Never Let Me Go could easily have been just another formulaic, sentimental story about a lifelong friendship and the way it grew and changed from childhood through the rough teen years and into a reflective adulthood. Kazuo Ishiguro, however, added another layer to his tale of Kathy, Ruth, and Tommy, a layer that diverted his novel from the maudlin path and lead it into the socially conscious and poignant realm it inhabits instead.
The novel is comprised of carer Kathy’s reminiscences over her childhood at Hailsham where Ruth was her best friend and where she always kept an eye on Tommy who sometimes had a difficult time fitting in. Hailsham, which at first appears to be some sort of boarding school, turns out to be a special facility where clones are raised for the purpose of repetitive and sacrificial organ donation upon reaching adulthood. The students are vaguely aware of the fate that awaits them but as Kathy points out several times, they are told without being told.
With a format reminiscent of a memoir, the reader’s awareness of the alternate reality in which the novel takes place builds slowly, revealed in a similar fashion to the way the students were told without being told. This deliberately paced disclosure encourages the reader to see the relatability of the novel’s setting before turning the tables. Injecting such an unsettling and plausible difference into the book causes the reader to re-examine their perceptions of characters and events as well as just how close we are to our world becoming the one on the page.
Even with the changed perspective offered with fuller knowledge of the world they in habit and their positions in it, I found the characters and events either annoyingly predictable or just plain aggravating. The relationships within the trio, particularly between Ruth and Tommy, never manage to feel completely natural. Of course, their relationships must presumably be this way for the full effect of their slightly altered world to be felt by the reader.

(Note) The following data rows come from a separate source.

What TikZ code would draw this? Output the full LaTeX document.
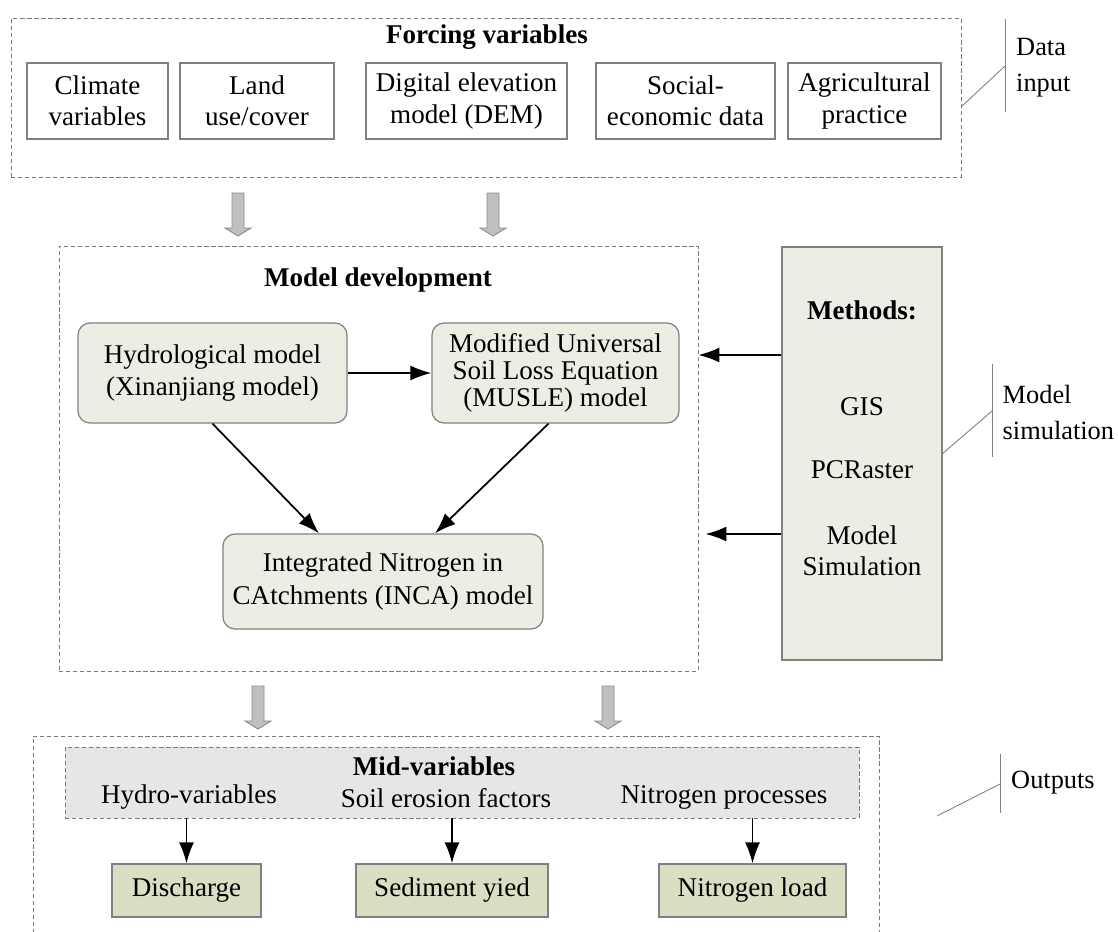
\documentclass[tikz,border=0pt]{standalone}
\usepackage{fontspec}
\setmainfont{Liberation Serif}
\usetikzlibrary{arrows.meta}
\definecolor{boxline}{HTML}{808080}
\definecolor{framegray}{HTML}{7A7A7A}
\definecolor{modelfill}{HTML}{EDEDE3}
\definecolor{outfill}{HTML}{D8DFC3}
\definecolor{midfill}{HTML}{E6E6E6}
\definecolor{fatfill}{HTML}{C0C0C0}
\definecolor{fatline}{HTML}{8A8A8A}
\tikzset{
  dashframe/.style={draw=framegray, line width=0.5pt, dash pattern=on 2.4pt off 1.6pt, inner sep=0pt},
  inbox/.style={draw=boxline, line width=0.7pt, align=center, inner sep=0pt, minimum height=1.52cm},
  modelbox/.style={draw=boxline, fill=modelfill, line width=0.7pt, rounded corners=0.24cm, align=center, inner sep=0pt},
  outbox/.style={draw=boxline, fill=outfill, line width=0.7pt, inner sep=0pt, minimum height=1.06cm},
  link/.style={->, >={Latex[length=0.42cm,width=0.3cm]}, line width=1pt},
  callout/.style={draw=gray, line width=0.5pt},
  sidetext/.style={anchor=west, align=left, inner sep=0.5pt, font=\fontsize{15}{20.5}\selectfont},
  graydown/.pic={
    \draw[fill=fatfill, draw=fatline, line width=0.5pt] (-0.12,0) -- (-0.12,-0.7) -- (-0.26,-0.7)
      -- (0,-0.86) -- (0.26,-0.7) -- (0.12,-0.7) -- (0.12,0) -- cycle;
  }
}
\begin{document}
\begin{tikzpicture}[font=\fontsize{15.4}{17.8}\selectfont]
\useasboundingbox (0,0) rectangle (22.36,-18.64);
% data input
\node[dashframe, minimum width=19cm, minimum height=3.18cm] (forcing) at (9.72,-1.95) {};
\node (ftitle) at (9.74,-0.74) {\textbf{Forcing variables}};
\node[inbox, minimum width=2.82cm] (clim) at (1.95,-2.02) {Climate\\variables};
\node[inbox, minimum width=3.08cm] (land) at (5.14,-2.02) {Land\\use/cover};
\node[inbox, minimum width=4.02cm] (dem) at (9.33,-2.02) {Digital elevation\\model (DEM)};
\node[inbox, minimum width=3.58cm] (soc) at (13.71,-2.02) {Social-\\economic data};
\node[inbox, minimum width=3.06cm] (agri) at (17.29,-2.02) {Agricultural\\practice};
\coordinate (din) at (20.1,-1.32);
\draw[callout] (19.22,-2.14) -- (din);
\draw[callout] (20.1,-0.38) -- (20.1,-2.24);
\node[sidetext] (dinput) at (20.3,-1.36) {Data\\input};
\pic at (4.76,-3.86) {graydown};
\pic at (9.86,-3.86) {graydown};
% model development
\node[dashframe, minimum width=12.78cm, minimum height=8.5cm] (dev) at (7.57,-9.17) {};
\node (dtitle) at (7.56,-5.6) {\textbf{Model development}};
\node[modelbox, minimum width=5.38cm, minimum height=2cm, font=\fontsize{15.4}{18.4}\selectfont] (hydro) at (4.25,-7.46) {Hydrological model\\(Xinanjiang model)};
\node[modelbox, minimum width=4.94cm, minimum height=2cm, font=\fontsize{15.4}{15.2}\selectfont] (musle) at (11.11,-7.46) {Modified Universal\\Soil Loss Equation\\(MUSLE) model};
\node[modelbox, minimum width=6.4cm, minimum height=1.9cm, font=\fontsize{15.4}{18.8}\selectfont] (inca) at (7.66,-11.63) {Integrated Nitrogen in\\CAtchments (INCA) model};
\draw[link] (hydro) -- (musle);
\draw[link] (hydro.south) -- ([xshift=-1.28cm]inca.north);
\draw[link] ([xshift=-0.14cm]musle.south) -- ([xshift=1.04cm]inca.north);
% methods
\node[draw=boxline, fill=modelfill, line width=0.7pt, minimum width=3.2cm, minimum height=8.26cm] (methods) at (17.24,-9.07) {};
\node (mtitle) at (17.24,-6.2) {\textbf{Methods:}};
\node (gis) at (17.24,-8.14) {GIS};
\node (pcr) at (17.24,-9.4) {PCRaster};
\node[align=center] (msim) at (17.24,-11.02) {Model\\Simulation};
\coordinate (m1) at (0,-7.1);
\coordinate (m2) at (0,-10.68);
\draw[link] (methods.west |- m1) -- (dev.east |- m1);
\draw[link] (methods.west |- m2) -- ([xshift=0.14cm]dev.east |- m2);
\coordinate (msc) at (19.84,-8.22);
\draw[callout] (methods.east) -- (msc);
\draw[callout] (19.84,-7.28) -- (19.84,-9.14);
\node[sidetext] (msimlab) at (20.03,-8.24) {Model\\simulation};
\pic at (5.16,-13.72) {graydown};
\pic at (12.16,-13.72) {graydown};
% outputs
\draw[dashframe] (0.66,-18.8) |- (17.58,-14.72) -- (17.58,-18.8);
\node[dashframe, fill=midfill, minimum width=15.88cm, minimum height=1.42cm] (mid) at (9.24,-15.65) {};
\node (midtitle) at (8.68,-15.32) {\textbf{Mid-variables}};
\node (hvar) at (3.78,-15.94) {Hydro-variables};
\node (svar) at (8.92,-15.96) {Soil erosion factors};
\node (nvar) at (14.48,-15.94) {Nitrogen processes};
\node[outbox, minimum width=2.98cm] (dis) at (3.73,-17.81) {Discharge};
\node[outbox, minimum width=3.84cm] (sed) at (9.04,-17.81) {Sediment yied};
\node[outbox, minimum width=3.74cm] (nload) at (15.05,-17.81) {Nitrogen load};
\draw[link] (mid.south -| dis.north) -- (dis.north);
\draw[link] (mid.south -| sed.north) -- (sed.north);
\draw[link] (mid.south -| nload.north) -- (nload.north);
\coordinate (oc) at (20.0,-15.68);
\draw[callout] (18.74,-16.32) -- (oc);
\draw[callout] (20.0,-15.08) -- (20.0,-16.26);
\node[sidetext] (outlab) at (20.2,-15.66) {Outputs};
\end{tikzpicture}
\end{document}
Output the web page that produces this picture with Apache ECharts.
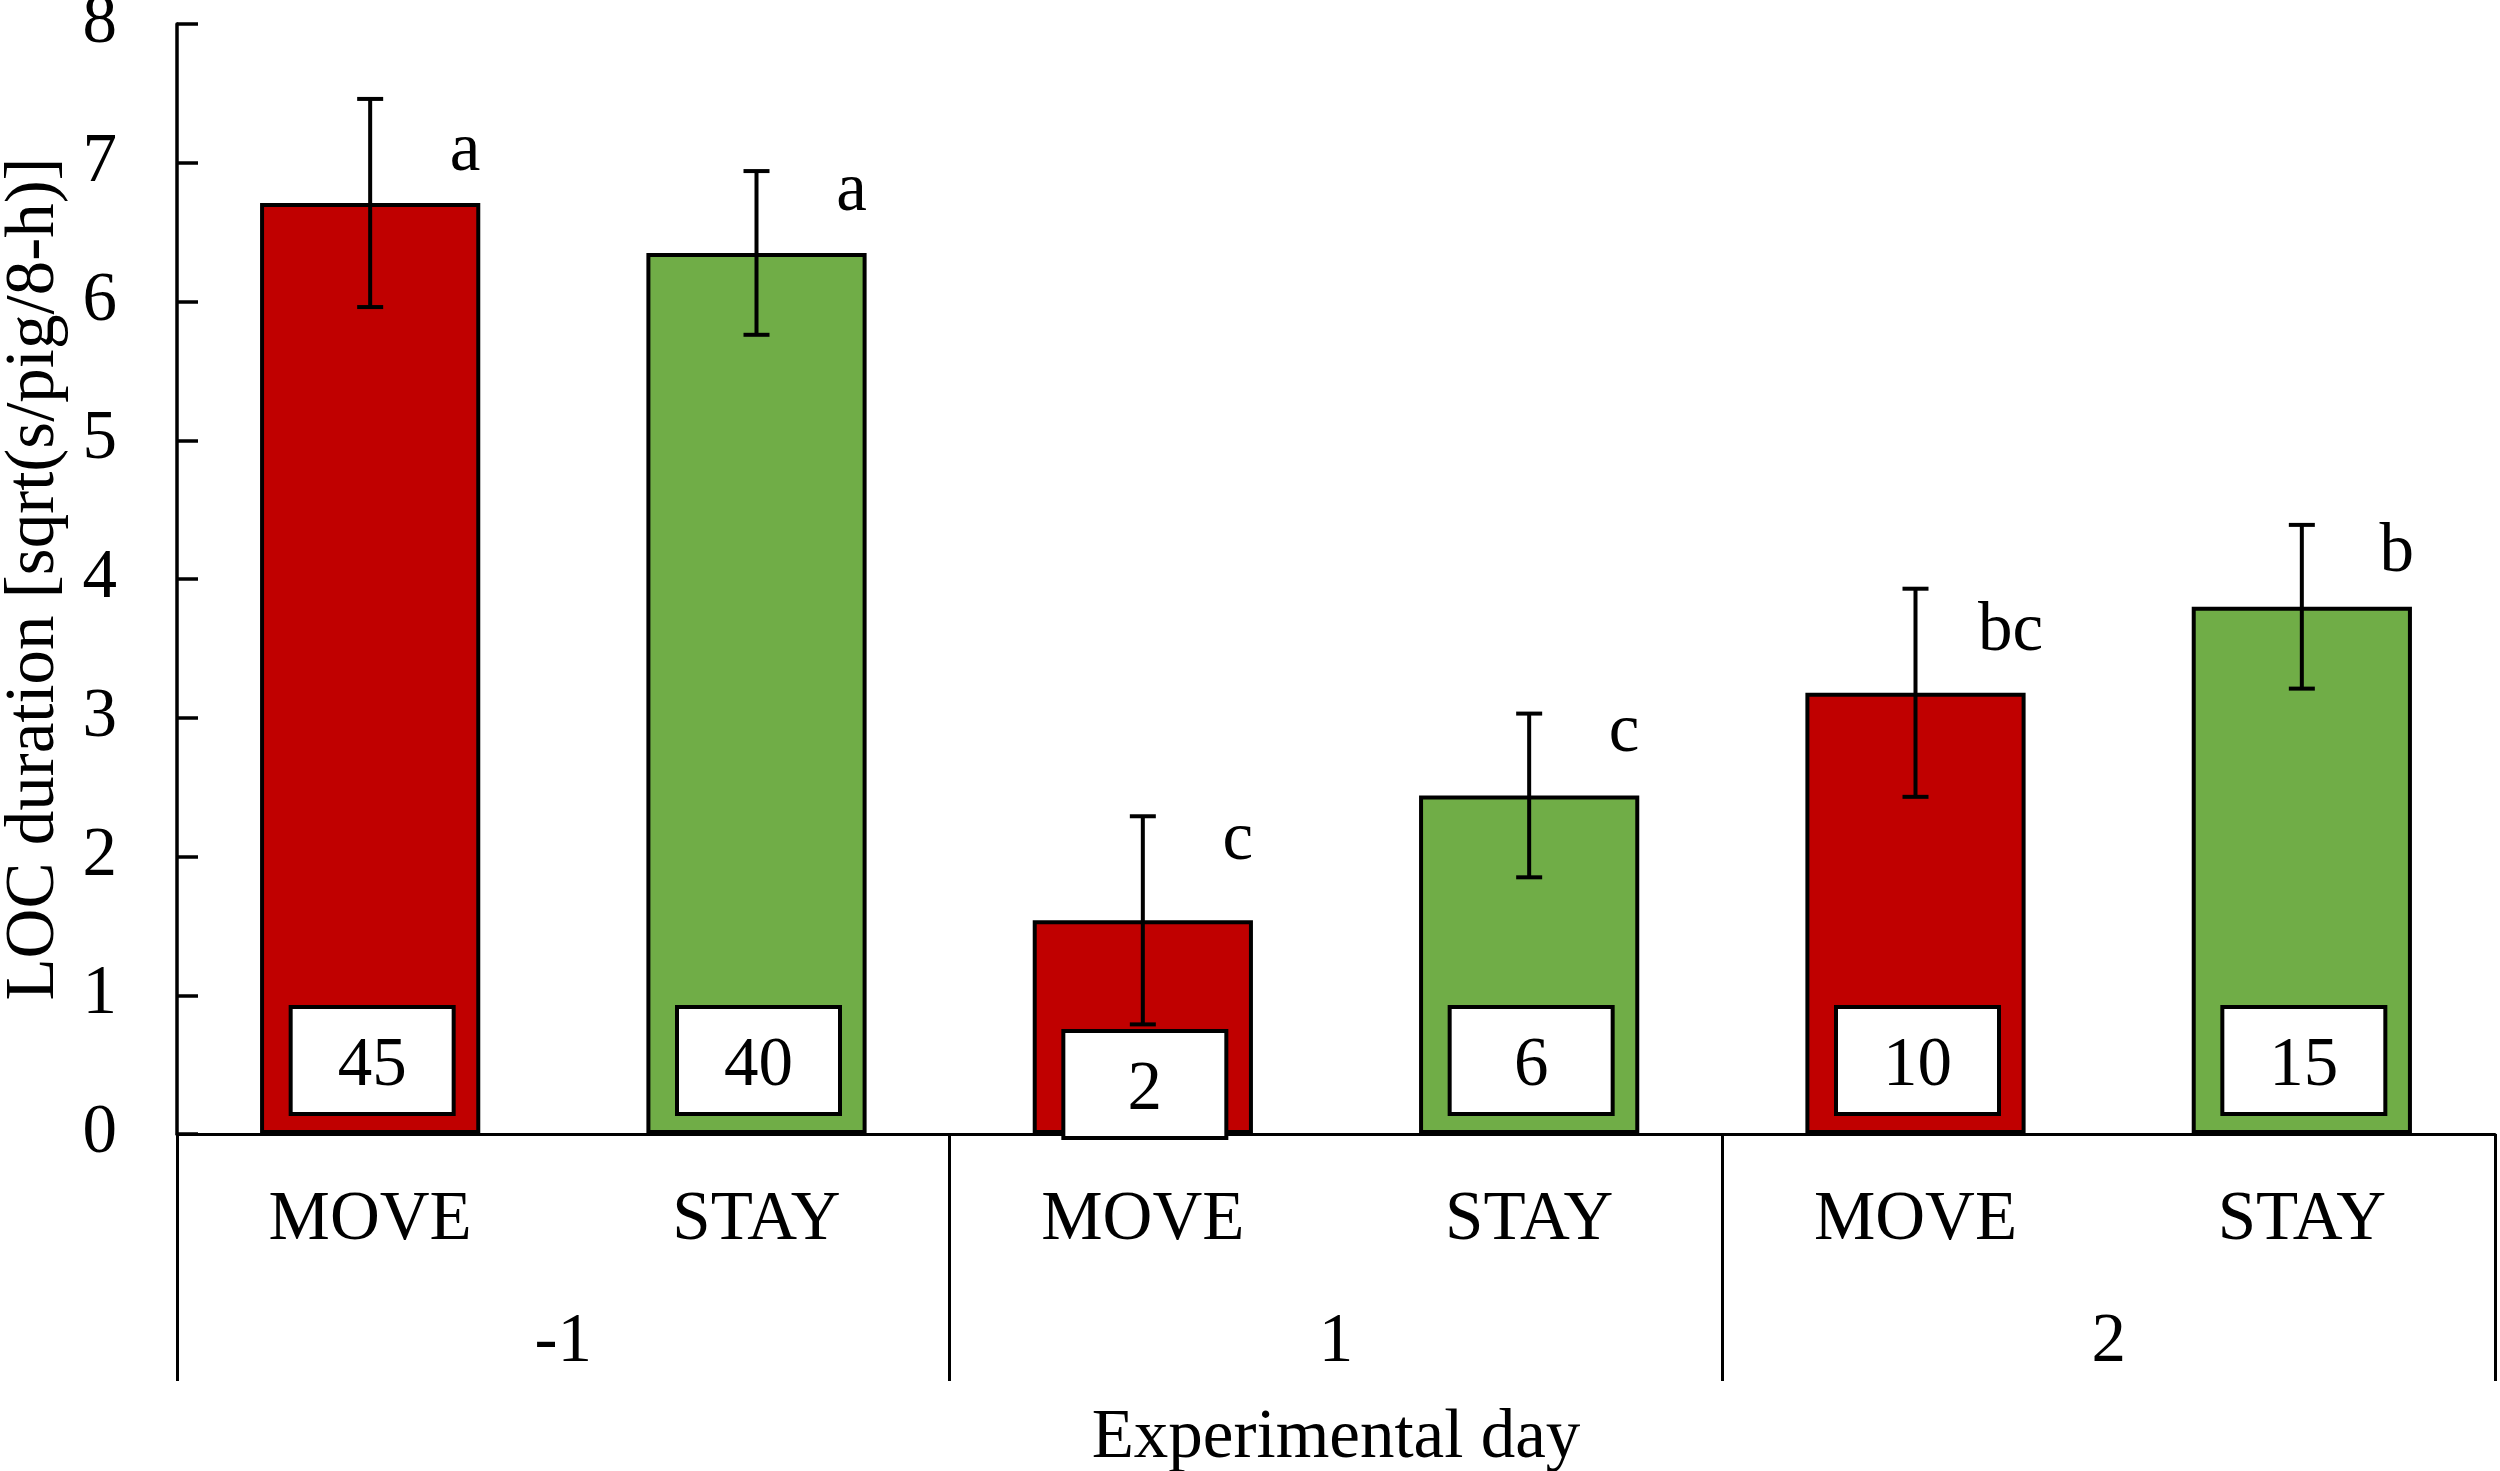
<!DOCTYPE html>
<html>
<head>
<meta charset="utf-8">
<script src="https://cdn.jsdelivr.net/npm/echarts@6/dist/echarts.min.js"></script>
<style>
html,body{margin:0;padding:0;background:#fff;}
#chart{width:2500px;height:1471px;}
</style>
</head>
<body>
<div id="chart"></div>
<script>
const treatments = ['MOVE', 'STAY', 'MOVE', 'STAY', 'MOVE', 'STAY'];
const days = ['-1', '1', '2'];
const means = [6.71, 6.35, 1.54, 2.44, 3.18, 3.80];
const errors = [0.75, 0.59, 0.75, 0.59, 0.75, 0.59];
const sigLetters = ['a', 'a', 'c', 'c', 'bc', 'b'];
const sigLetterLevels = [7.08, 6.79, 2.11, 2.89, 3.62, 4.19];
const nCounts = [45, 40, 2, 6, 10, 15];

const FONT = 'Liberation Serif';
const FS = 69;
const RED = '#C00000';
const GREEN = '#70AD47';

const chart = echarts.init(document.getElementById('chart'), null, {renderer: 'canvas'});

const barData = means.map((m, i) => ({
  value: m,
  itemStyle: {color: treatments[i] === 'MOVE' ? RED : GREEN}
}));
const errData = means.map((m, i) => [i, m - errors[i], m + errors[i]]);
const letterData = sigLetterLevels.map((v, i) => [i, v, sigLetters[i]]);
const nData = nCounts.map((n, i) => [i, 0, n]);

const option = {
  backgroundColor: '#ffffff',
  animation: false,
  textStyle: {fontFamily: FONT, color: '#000'},
  grid: {left: 177, right: 5, top: 24, bottom: 337, containLabel: false, outerBoundsMode: 'none'},
  xAxis: [
    {
      type: 'category',
      data: treatments,
      position: 'bottom',
      axisLine: {show: true, lineStyle: {color: '#000', width: 3}},
      axisTick: {show: false},
      axisLabel: {fontFamily: FONT, fontSize: FS, color: '#000', margin: 52}
    },
    {
      type: 'category',
      data: days,
      position: 'bottom',
      axisLine: {show: false},
      axisTick: {show: true, length: 247, lineStyle: {color: '#000', width: 3}},
      axisLabel: {fontFamily: FONT, fontSize: FS, color: '#000', margin: 174},
      name: 'Experimental day',
      nameLocation: 'middle',
      nameGap: 270,
      nameTextStyle: {fontFamily: FONT, fontSize: FS, color: '#000'}
    }
  ],
  yAxis: {
    type: 'value',
    min: 0,
    max: 8,
    interval: 1,
    name: 'LOC duration [sqrt(s/pig/8-h)]',
    nameLocation: 'middle',
    nameGap: 108,
    nameTextStyle: {fontFamily: FONT, fontSize: FS, color: '#000'},
    axisLine: {show: true, lineStyle: {color: '#000', width: 3.5}},
    axisTick: {show: true, inside: true, length: 21, lineStyle: {color: '#000', width: 3.5}},
    axisLabel: {fontFamily: FONT, fontSize: FS, color: '#000', margin: 60},
    splitLine: {show: false}
  },
  series: [
    {
      type: 'bar',
      data: barData,
      barWidth: '57%',
      itemStyle: {borderColor: '#000', borderWidth: 4},
      z: 2
    },
    {
      type: 'custom',
      data: nData,
      z: 3,
      renderItem: function (params, api) {
        const i = api.value(0);
        const base = api.coord([i, 0]);
        const w = 163, h = 107;
        const shift = (i === 2) ? 24 : 0;
        const bottom = base[1] - 20 + shift;
        return {
          type: 'group',
          children: [
            {type: 'rect', shape: {x: base[0] - w / 2 + 2, y: bottom - h, width: w, height: h},
             style: {fill: '#fff', stroke: '#000', lineWidth: 4}},
            {type: 'text', style: {x: base[0] + 2, y: bottom - h / 2 + 6, text: String(nCounts[i]),
             font: FS + 'px "' + FONT + '"', fill: '#000', align: 'center', verticalAlign: 'middle'}}
          ]
        };
      }
    },
    {
      type: 'custom',
      data: errData,
      z: 4,
      renderItem: function (params, api) {
        const i = api.value(0);
        const lo = api.coord([i, api.value(1)]);
        const hi = api.coord([i, api.value(2)]);
        const cap = 13;
        const st = {stroke: '#000', lineWidth: 4};
        return {
          type: 'group',
          children: [
            {type: 'line', shape: {x1: lo[0], y1: lo[1], x2: hi[0], y2: hi[1]}, style: st},
            {type: 'line', shape: {x1: hi[0] - cap, y1: hi[1], x2: hi[0] + cap, y2: hi[1]}, style: st},
            {type: 'line', shape: {x1: lo[0] - cap, y1: lo[1], x2: lo[0] + cap, y2: lo[1]}, style: st}
          ]
        };
      }
    },
    {
      type: 'custom',
      data: letterData,
      z: 5,
      renderItem: function (params, api) {
        const i = api.value(0);
        const p = api.coord([i, api.value(1)]);
        return {
          type: 'text',
          style: {x: p[0] + 95, y: p[1], text: sigLetters[i],
            font: FS + 'px "' + FONT + '"', fill: '#000', align: 'center', verticalAlign: 'middle'}
        };
      }
    }
  ]
};
chart.setOption(option);
</script>
</body>
</html>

Kathy has the benefit, being the narrator, of analyzing her own past actions as she relates them to the reader. This allows her to highlight her reasoning at the time and to demonstrate how it has changed since those days of her childhood making her the most rounded of the characters. Her insights into her two friends, even with hindsight allowing her to rationalize their actions, are limited and I think this might be why they fell flat to me.
I can’t decide if it’s the character of Ruth that bothers me or if it’s just the way that she constantly manipulates Kathy (it could also be the way that Kathy allows herself to be manipulated). More often than not, Kathy knows exactly what Ruth is up to, and she lets it go, even when it makes her miserable. Every time she has the bratty Ruth cornered, she either makes a mistake and they call a truce or she backs down.
Tommy’s character sometimes feels as though he has no will of his own, swinging from the moody boy that everyone except Kathy picks on to suddenly cool enough for someone as popular as Ruth to date. The only time he gives the impression of being a real character is, fittingly, in the presence of Kathy. It is this subtle difference in his behavior and the well-laid clone/donation subplot that kept this novel from becoming a caricature.